Australian manufacturing is at a crossroads.
We are all familiar with current industry pressures including the high dollar, high labour costs and rapidly changing customer demand. This means that to survive, an organisation not only has to be good at what it does, it also must be innovative and flexible enough to rapidly respond to changes in the environment. Whether we maintain our manufacturing industry or watch its gradual decline depends on how well the industry responds to these challenges.
In a recent survey of Australian businesses commissioned by Cincom Systems, 52 per cent of the respondents are looking to grow their businesses at rates of greater than 10 per cent per annum.

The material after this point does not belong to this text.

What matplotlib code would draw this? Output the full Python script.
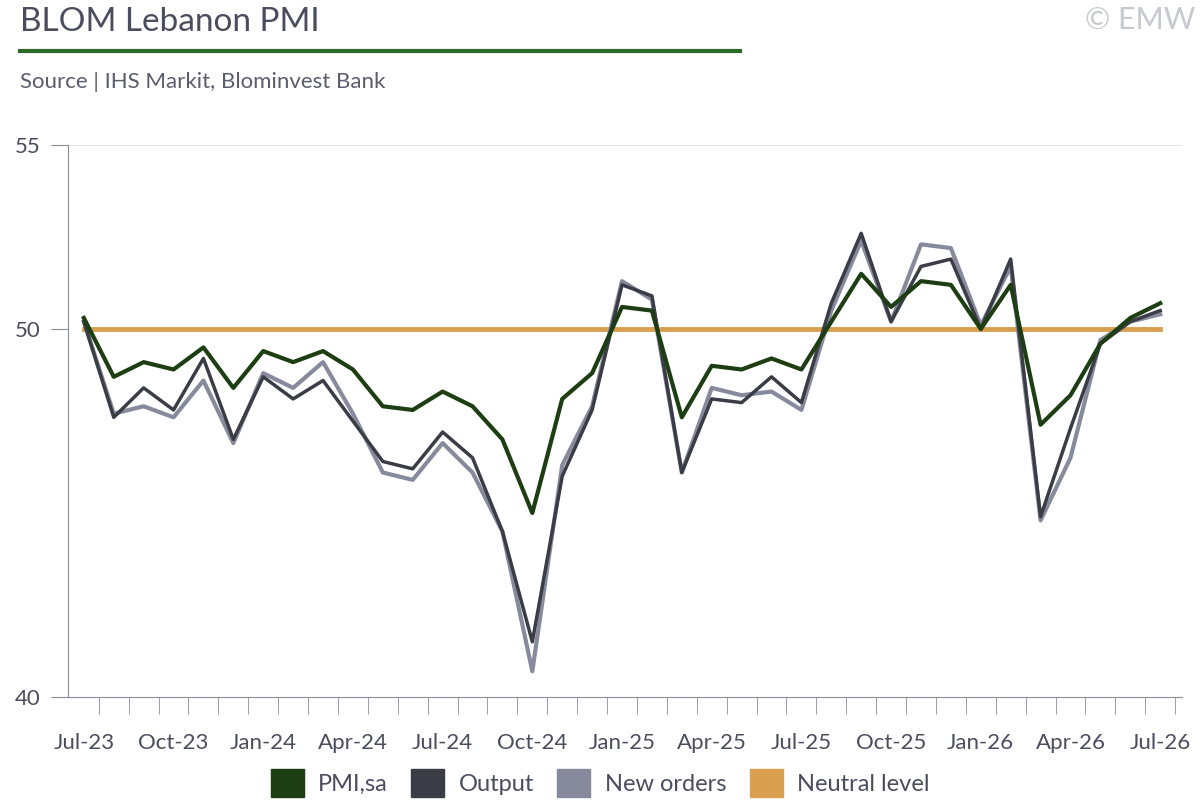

As the local Australian market in general is not expected to grow by more than 2 per cent to 3 per cent per year, this growth can only come from one of two sources: growth in the market (local and overseas) or taking market share from other players. The high Australian dollar demands that products either be made cheaper or be better in their function, design or quality to command a premium in the international market.
So what are the internal challenges that face an industry wanting to grow its business? The survey identified that Planning (46 per cent) and Sales (18 per cent) are the processes chosen for most business improvement, which points to both the underlying issues and potential solution for responding to these challenges.
A seismic shift in thinking is required by business to change from the traditional internal view of the business (focusing on more efficient internal processes) to the view of the customer (how the customer sees our business). These days, consumers have more power than ever with real-time access to product reviews, pricing and availability information and the ability to purchase from anywhere in the world. It is time to think in terms of what the customer want – even anticipating their needs.
Just like for successful sportspeople or in military operations, the hard work comes in preparing for the game or the battle; businesses that are prepared for battle are more likely to win in the marketplace.
To shift our focus to the demand side of the business and becoming a customer-oriented organisation, a number of challenges have to be faced. Let's look at each of these
Challenge 1: Making Customers' Perception of Time Your Own
Business tends to look at its own perception of time rather than the customers' perception. Studies show that if a customer arrives for a car service and does not get greeted within the first two minutes, they will have the perception that they waited for over five minutes.
Social media and the instantaneous nature of the Internet have changed customer's perception of time and responsiveness. There is a need to focus on minimising customer response times – be that for sales inquiries, proposals, processing orders, delivery and after-sales service. And remember, responsiveness is measured by the customer – not by you.
Challenge 2: Delivering Out-of-This-World Service
All levels of management must buy into a vision of exceeding customer expectations. It must be more than a mantra; it must be ingrained from the shop floor to the top floor.
Don't just give customers everything they want – become ingrained and imbedded into their business and projects and offer the best possible informed service and products.
Challenge 3: Collaborating with Customers at High Speeds
Knowledge is more valuable than price. Consumers are far more willing to buy from a supplier that is informed, understands the products and how the customer uses them and can provide a thorough knowledge base for the customer to use.
Additionally you need to provide this information when and where the customer wants it.
Making knowledgeable systems available and delivering this to the customer's computer, mobile or tablet in real time creates a level of trust that produces high levels of satisfaction and a repeat buyer who will first come to you for future needs rather than approach a competitor.
Challenge 4: Demand Chains Built for Speed
There is a lot of talk about Supply Chain velocity, but we also need to focus on Demand Chain speed. What is it? The Demand Chain starts by anticipating future demands and having processes in place to manage the capture of that demand from the first inquiry to the proposal, quotation, order and after-sales services.
The reality is that even in business-to-business transactions, people buy from people, and so as a business, you should make use of all information sources. Use social media to engage and interact with your potential and existing customers and anticipate changing demand.
Don't just sell; build an ecosystem around customers. Provide an easy way for customers to do business using a multi-channel approach – online, phone, email, fax, etc.
Social trends and changing demographics have created customers who have grown up with a sense of immediacy and always having access to product. Make sure you can meet these expectations.
Challenge 5: Knowing Which Deals to Take
Too much time gets wasted on sales cycles that have little chance of success. A common phenomena is "pipeline stuffing" where salespeople will chase every deal – even the unprofitable ones – to meet internal sales targets. New tools are available that can quickly weed out the deals that are loss makers and allow you to choose the deals that are most profitable. Using rules-based technology to manage your sales process allows you to be smarter with your sales and maximise return on your investment.
The world is changing fast. In addition to the pressures that Australian manufacturers see from the current economic conditions, there is a major shift in social and demographic trends that have created much higher consumer expectations.
Being equipped to better respond to those changes through demand-focussed processes and systems that can exceed these expectations is one clear strategy to responding to the new environment.